With the debugger like SDBG you would just get through the running code step by step and get everything in one day. Without debuggers in some cases you will be getting stuck like in an encrypted web. And learning new complex language features without debuggers is a pure hell.

It is obvious that ALL 15 and 20 years old Standard's features have to be implemented. What the point to implement only part of existing Standards ? Imagine some arbitrary compiler which only supports part of F2018 Standard, part of F2008 Standard, part of F2003, part of F1995, part of F1977, part of F1966 then it will essentially run just the Fortran4 codes gathering around only appropriate declining legacy codes public.

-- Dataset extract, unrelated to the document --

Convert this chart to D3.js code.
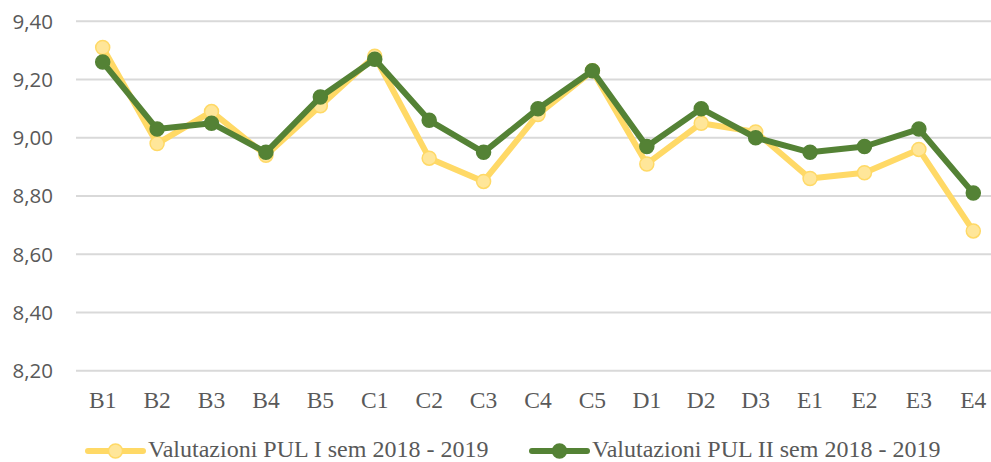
<!DOCTYPE html>
<html>
<head>
<meta charset="utf-8">
<script src="https://cdn.jsdelivr.net/npm/d3@7"></script>
<style>
  body { margin: 0; background: #fff; }
  svg { display: block; }
  .y-label { font-family: "Open Sans", sans-serif; font-size: 20.5px; fill: #595959; }
  .x-label { font-family: "Liberation Serif", "Times New Roman", serif; font-size: 23.5px; fill: #595959; }
  .legend-label { font-family: "Liberation Serif", "Times New Roman", serif; font-size: 24px; fill: #595959; }
</style>
</head>
<body>
<svg id="chart"></svg>
<script>
// data
const categories = ["B1", "B2", "B3", "B4", "B5", "C1", "C2", "C3", "C4", "C5",
                    "D1", "D2", "D3", "E1", "E2", "E3", "E4"];
const semI  = [9.31, 8.98, 9.09, 8.94, 9.11, 9.28, 8.93, 8.85, 9.08, 9.23,
               8.91, 9.05, 9.02, 8.86, 8.88, 8.96, 8.68];
const semII = [9.26, 9.03, 9.05, 8.95, 9.14, 9.27, 9.06, 8.95, 9.10, 9.23,
               8.97, 9.10, 9.00, 8.95, 8.97, 9.03, 8.81];
const yTicks = [8.2, 8.4, 8.6, 8.8, 9.0, 9.2, 9.4];
const seriesNames = ["Valutazioni PUL I sem 2018 - 2019", "Valutazioni PUL II sem 2018 - 2019"];

const width = 991, height = 462;

const svg = d3.select("#chart")
    .attr("width", width)
    .attr("height", height);

const x = d3.scalePoint()
    .domain(categories)
    .range([102.7, 973.3]);

const y = d3.scaleLinear()
    .domain([8.2, 9.4])
    .range([370.7, 21.3]);

const fmt = v => d3.format(".2f")(v).replace(".", ",");

// gridlines
svg.append("g")
    .selectAll("line")
    .data(yTicks)
    .enter()
    .append("line")
    .attr("x1", 76)
    .attr("x2", width)
    .attr("y1", d => y(d))
    .attr("y2", d => y(d))
    .attr("stroke", "#d9d9d9")
    .attr("stroke-width", 2);

// y labels
svg.append("g")
    .selectAll("text")
    .data(yTicks)
    .enter()
    .append("text")
    .attr("class", "y-label")
    .attr("x", 53)
    .attr("y", d => y(d))
    .attr("dy", "0.36em")
    .attr("text-anchor", "end")
    .text(d => fmt(d));

// x labels
svg.append("g")
    .selectAll("text")
    .data(categories)
    .enter()
    .append("text")
    .attr("class", "x-label")
    .attr("x", d => x(d))
    .attr("y", 407.5)
    .attr("text-anchor", "middle")
    .text(d => d);

const series = [
    { name: seriesNames[0], values: semI,  line: "#ffd966", fill: "#ffe699", r: 7 },
    { name: seriesNames[1], values: semII, line: "#548235", fill: "#548235", r: 7 }
];

const line = d3.line()
    .x((d, i) => x(categories[i]))
    .y(d => y(d));

series.forEach(s => {
    const g = svg.append("g");
    g.append("path")
        .datum(s.values)
        .attr("d", line)
        .attr("fill", "none")
        .attr("stroke", s.line)
        .attr("stroke-width", 6)
        .attr("stroke-linejoin", "round")
        .attr("stroke-linecap", "round");
    g.selectAll("circle")
        .data(s.values)
        .enter()
        .append("circle")
        .attr("cx", (d, i) => x(categories[i]))
        .attr("cy", d => y(d))
        .attr("r", s.r)
        .attr("fill", s.fill)
        .attr("stroke", s.line)
        .attr("stroke-width", 1.5);
});

// legend
const legendItems = [
    { s: series[0], x0: 88, textX: 148 },
    { s: series[1], x0: 532, textX: 592 }
];
legendItems.forEach(item => {
    const g = svg.append("g");
    g.append("line")
        .attr("x1", item.x0)
        .attr("x2", item.x0 + 55)
        .attr("y1", 451)
        .attr("y2", 451)
        .attr("stroke", item.s.line)
        .attr("stroke-width", 6)
        .attr("stroke-linecap", "round");
    g.append("circle")
        .attr("cx", item.x0 + 27.5)
        .attr("cy", 451)
        .attr("r", item.s.r)
        .attr("fill", item.s.fill)
        .attr("stroke", item.s.line)
        .attr("stroke-width", 1.5);
    g.append("text")
        .attr("class", "legend-label")
        .attr("x", item.textX)
        .attr("y", 457)
        .text(item.s.name);
});
</script>
</body>
</html>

Paul, One to look at when you get the opportunity (a very minor issue).

complex z1
z1%re = 3.0 ; z1%im = 4.0
end

The Compiler says (Ver 8.95): 'Warning 298 - Variable Z1 has been used without being given an initial value', which is not true in this case.

OK. Thanks.

There is at least one more situation where a similar spurious warning is given -- parts of expressions wherein a variable name is required by the language rules but only the type of the variable matters. Here is an example:

program test

REAL    :: R4
Integer :: I4R

data I4R/Z'3F800000'/

print *,transfer(I4R,R4)

end program

The compiler warns that R4 is used without being given an initial value.

mecej4

I will make a note of this.

I was pleased to see that Source= has become available for the allocate statement. But when I get a rather unclear error message for the following code:

Module m
   Integer, Dimension(:), Allocatable :: a
   Integer, Dimension(5)              :: b
End Module m
!
Program p
   Use m
   Allocate (a, Source=b)
End Program p

When the documentation qualifies 'for arrays only' what exactly does that mean?

Simon

Your code reveals a bug in the new FTN95 feature. At the moment it doesn't work when the arrays are declared in a module. I will log this as a bug that needs fixing.

The new feature has not yet been programmed for scalars so the following code will fail at runtime.

   integer,allocatable::a
   integer::b
   b = 7
   Allocate(a, source=b)

Simon

The failure for arrays declared in a module has now been fixed for the next release of FTN95.

Could we please get Nint, Aint and Anint added to the list of intrinsic functions that can be used in an initialisation expression.

Simon

Thanks. These have now been added for the next release of FTN95.